There is nothing more thrilling than finding another woman I’m excited to make pictures of!
I met Shakrah at a Dr. Sketchy’s Berlin earlier this year, and immediately did my weird thing of being like “Hi total stranger, can I paint your picture?”.
She moved here from San Francisco a couple years ago, and has also lived in New York and Amsterdam.
She is a woman of many talents, including singing 20s and 30s jazz. She has an absolute treasury of gorgeous outfits she has created.
As you all know, an outfit treasury and the costume styling cognizance that goes with is very precious to me in a model!
You can see her singing in one of her marvelous outfits below, and hear her band The Cat’s Meow on bandcamp here.
When Shakrah arrived with her incredible emerald outfit for a planned pastel portrait, I knew I had to commit to the pastels.
Her outfit creation deserves full color. I already had a set of colored pastels in my Amazon cart and had added a bunch of pan pastels to my German Amazon art supplies wishlist. But I had been hesitating.
My childhood dislike of “dust sticks”, my concern that pastels would be…pastel, rather than the dramatic jewel tones and Manet-level darks I like, my fear of working with color and my concerns about my ability to manage color…
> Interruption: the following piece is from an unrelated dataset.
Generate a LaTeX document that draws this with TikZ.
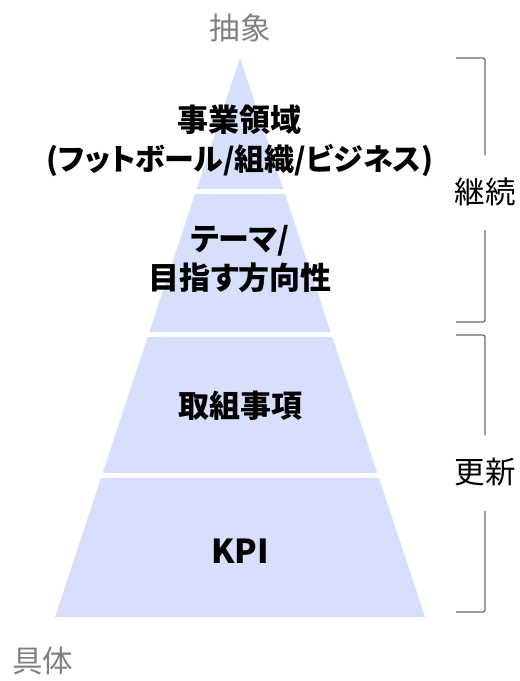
\documentclass[tikz,border=0pt]{standalone}
\usepackage{fontspec}
\setmainfont{Noto Sans CJK JP}[RawFeature=+palt]
\definecolor{pyrblue}{RGB}{214,224,252}
\definecolor{sidegray}{RGB}{128,128,128}
\definecolor{bracegray}{RGB}{105,105,105}
\tikzset{
  band/.style={fill=pyrblue, draw=none},
  level/.style={font=\bfseries\fontsize{31}{39}\selectfont, align=center, text=black},
  side/.style={font=\fontsize{30.5}{34}\selectfont, text=sidegray},
  brace/.style={draw=bracegray, line width=1.2pt, rounded corners=2pt},
}
% one band of the pyramid, from y=#1 down to y=#2
\newcommand{\band}[2]{
            \fill[band] ({240-(#1-58)*0.331},#1) -- ({240+(#1-58)*0.331},#1)
              -- ({240+(#2-58)*0.331},#2) -- ({240-(#2-58)*0.331},#2) -- cycle;
        }

\begin{document}
\begin{tikzpicture}[x=1pt, y=-1pt]
        \useasboundingbox (0,0) rectangle (520,681);
        \band{58}{189}
        \band{194}{332}
        \band{337}{473}
        \band{478}{617}

        \node[level] (domain) at (240,141) {事業領域\\{\fontsize{30}{39}\selectfont(フットボール/組織/ビジネス)}};
        \node[level] (theme) at (240,259) {テーマ/\\目指す方向性};
        \node[level] (action) at (240,406) {取組事項};
        \node[level, font=\bfseries\fontsize{33}{39}\selectfont] (kpi) at (240,551) {KPI};

        \node[side] (abstract) at (240,28) {抽象};
        \node[side] (concrete) at (43,661) {具体};

        \node[side, text=black] (keep) at (485,192) {継続};
        \draw[brace] (456,58) -- (485,58) -- (485,155);
        \draw[brace] (485,230) -- (485,322) -- (456,322);

        \node[side, text=black] (renew) at (485,472) {更新};
        \draw[brace] (456,335) -- (485,335) -- (485,435);
        \draw[brace] (485,511) -- (485,612) -- (456,612);
\end{tikzpicture}
\end{document}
all those factors kept me using just black, grey, dark red and umber all year. Here’s what’s left of the sticks I bought early this year! So I’m gonna get some colored pastels and Shakrah and I will reconvene next week.
My US Amazon art supplies wish list is here, I think all the sellers ship to Germany! My 51st birthday is January 8 🙂
*why do you mostly paint women, Suz?
Men are too easy – women’s faces are much harder to capture.
Women’s stories and identities are most important to me in terms of the kind of creative legacy I want to leave.
I value making new woman friends enormously and painting a portrait of a woman I meet who I admire is a great way to get to know new people.
Men are somewhat less likely to have the kind of carefully crafted, creative performative identity (and attire to support it) that interests me.